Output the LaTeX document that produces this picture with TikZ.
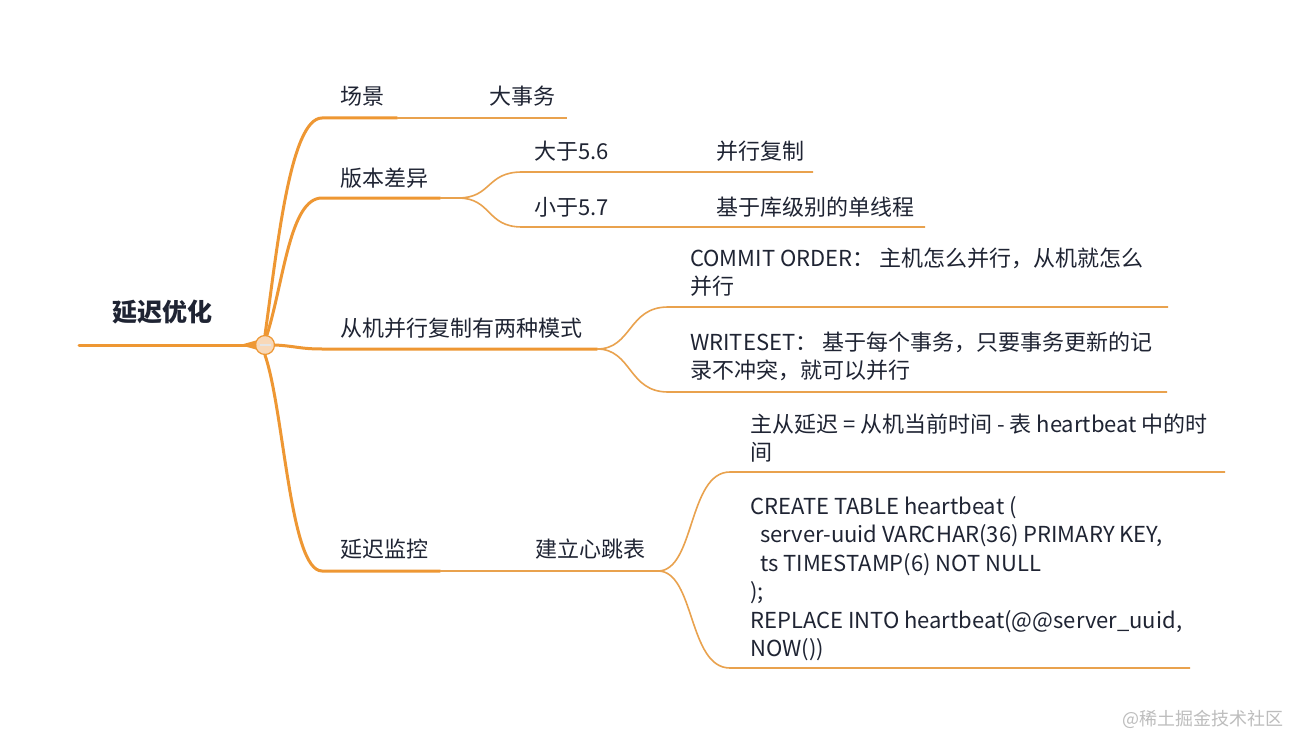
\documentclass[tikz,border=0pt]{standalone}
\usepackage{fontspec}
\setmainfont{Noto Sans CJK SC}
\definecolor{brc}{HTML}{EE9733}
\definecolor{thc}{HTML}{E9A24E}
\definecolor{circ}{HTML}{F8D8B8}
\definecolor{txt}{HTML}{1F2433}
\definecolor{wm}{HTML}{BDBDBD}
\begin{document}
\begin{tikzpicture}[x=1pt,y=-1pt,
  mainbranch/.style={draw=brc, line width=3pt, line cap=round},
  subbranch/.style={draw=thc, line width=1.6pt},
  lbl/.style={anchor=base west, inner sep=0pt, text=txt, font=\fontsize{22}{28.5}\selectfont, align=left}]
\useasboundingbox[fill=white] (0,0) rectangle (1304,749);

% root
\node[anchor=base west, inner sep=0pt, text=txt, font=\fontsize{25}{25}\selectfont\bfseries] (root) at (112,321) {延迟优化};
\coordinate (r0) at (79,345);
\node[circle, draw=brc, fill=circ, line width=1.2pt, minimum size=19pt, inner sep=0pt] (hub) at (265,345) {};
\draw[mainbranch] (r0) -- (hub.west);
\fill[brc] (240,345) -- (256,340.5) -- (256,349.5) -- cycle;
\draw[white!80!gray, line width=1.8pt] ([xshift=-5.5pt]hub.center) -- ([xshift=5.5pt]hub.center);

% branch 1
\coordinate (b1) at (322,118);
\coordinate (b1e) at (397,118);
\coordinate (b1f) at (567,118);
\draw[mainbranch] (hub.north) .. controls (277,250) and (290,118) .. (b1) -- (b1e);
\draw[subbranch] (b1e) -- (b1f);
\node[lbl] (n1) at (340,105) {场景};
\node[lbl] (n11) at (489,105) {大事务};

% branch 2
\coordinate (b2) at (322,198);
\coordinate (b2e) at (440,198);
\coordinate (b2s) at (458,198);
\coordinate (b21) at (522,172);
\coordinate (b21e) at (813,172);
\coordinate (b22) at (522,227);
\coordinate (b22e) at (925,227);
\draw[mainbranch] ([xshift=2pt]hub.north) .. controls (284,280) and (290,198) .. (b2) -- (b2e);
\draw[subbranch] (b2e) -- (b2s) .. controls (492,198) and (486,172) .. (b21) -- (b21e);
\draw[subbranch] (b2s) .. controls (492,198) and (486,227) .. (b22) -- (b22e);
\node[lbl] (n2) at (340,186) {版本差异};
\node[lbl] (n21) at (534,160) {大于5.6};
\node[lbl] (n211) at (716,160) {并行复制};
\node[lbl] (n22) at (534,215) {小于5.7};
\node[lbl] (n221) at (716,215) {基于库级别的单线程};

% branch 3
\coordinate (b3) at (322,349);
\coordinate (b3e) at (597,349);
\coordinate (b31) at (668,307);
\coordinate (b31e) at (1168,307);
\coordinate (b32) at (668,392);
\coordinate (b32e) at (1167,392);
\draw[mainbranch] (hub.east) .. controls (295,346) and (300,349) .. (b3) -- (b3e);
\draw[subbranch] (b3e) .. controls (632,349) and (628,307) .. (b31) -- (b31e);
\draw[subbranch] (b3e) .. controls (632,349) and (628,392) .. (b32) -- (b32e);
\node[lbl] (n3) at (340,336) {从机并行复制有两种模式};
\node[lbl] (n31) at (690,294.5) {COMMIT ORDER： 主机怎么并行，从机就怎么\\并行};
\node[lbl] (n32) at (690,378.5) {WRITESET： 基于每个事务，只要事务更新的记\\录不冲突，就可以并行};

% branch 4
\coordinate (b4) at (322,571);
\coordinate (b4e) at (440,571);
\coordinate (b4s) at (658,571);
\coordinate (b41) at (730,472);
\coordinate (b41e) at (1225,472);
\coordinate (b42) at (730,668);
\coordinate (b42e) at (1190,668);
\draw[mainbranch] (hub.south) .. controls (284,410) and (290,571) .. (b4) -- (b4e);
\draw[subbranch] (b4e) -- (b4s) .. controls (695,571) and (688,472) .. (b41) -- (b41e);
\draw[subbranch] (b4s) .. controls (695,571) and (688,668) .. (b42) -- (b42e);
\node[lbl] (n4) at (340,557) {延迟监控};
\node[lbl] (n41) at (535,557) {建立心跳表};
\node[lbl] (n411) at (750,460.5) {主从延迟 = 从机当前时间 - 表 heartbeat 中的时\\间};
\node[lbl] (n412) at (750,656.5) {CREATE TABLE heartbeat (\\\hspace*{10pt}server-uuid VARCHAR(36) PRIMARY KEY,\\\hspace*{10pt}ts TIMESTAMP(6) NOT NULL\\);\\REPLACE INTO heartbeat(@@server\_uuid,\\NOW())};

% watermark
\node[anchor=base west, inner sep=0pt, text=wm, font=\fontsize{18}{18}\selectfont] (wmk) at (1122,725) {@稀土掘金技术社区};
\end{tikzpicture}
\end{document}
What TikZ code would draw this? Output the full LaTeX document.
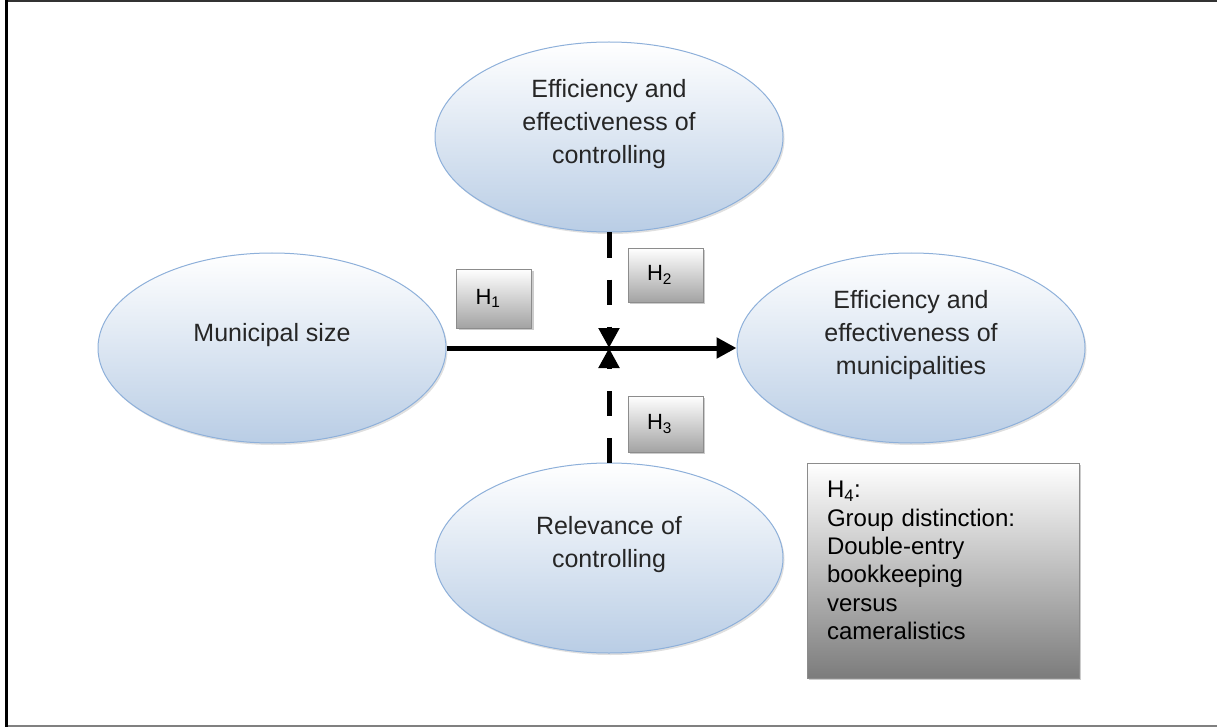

________________________________________

### TASK
Write out the lines from the start of the material to the line with "([xshift=-5.5pt]hub.center) -- ([xshift=5.5pt]hub.center);", inclusive and exactly. Skip the pictures.

### OUTPUT OF THE TASK
Output the LaTeX document that produces this picture with TikZ.
\documentclass[tikz,border=0pt]{standalone}
\usepackage{fontspec}
\setmainfont{Noto Sans CJK SC}
\definecolor{brc}{HTML}{EE9733}
\definecolor{thc}{HTML}{E9A24E}
\definecolor{circ}{HTML}{F8D8B8}
\definecolor{txt}{HTML}{1F2433}
\definecolor{wm}{HTML}{BDBDBD}
\begin{document}
\begin{tikzpicture}[x=1pt,y=-1pt,
  mainbranch/.style={draw=brc, line width=3pt, line cap=round},
  subbranch/.style={draw=thc, line width=1.6pt},
  lbl/.style={anchor=base west, inner sep=0pt, text=txt, font=\fontsize{22}{28.5}\selectfont, align=left}]
\useasboundingbox[fill=white] (0,0) rectangle (1304,749);

% root
\node[anchor=base west, inner sep=0pt, text=txt, font=\fontsize{25}{25}\selectfont\bfseries] (root) at (112,321) {延迟优化};
\coordinate (r0) at (79,345);
\node[circle, draw=brc, fill=circ, line width=1.2pt, minimum size=19pt, inner sep=0pt] (hub) at (265,345) {};
\draw[mainbranch] (r0) -- (hub.west);
\fill[brc] (240,345) -- (256,340.5) -- (256,349.5) -- cycle;
\draw[white!80!gray, line width=1.8pt] ([xshift=-5.5pt]hub.center) -- ([xshift=5.5pt]hub.center);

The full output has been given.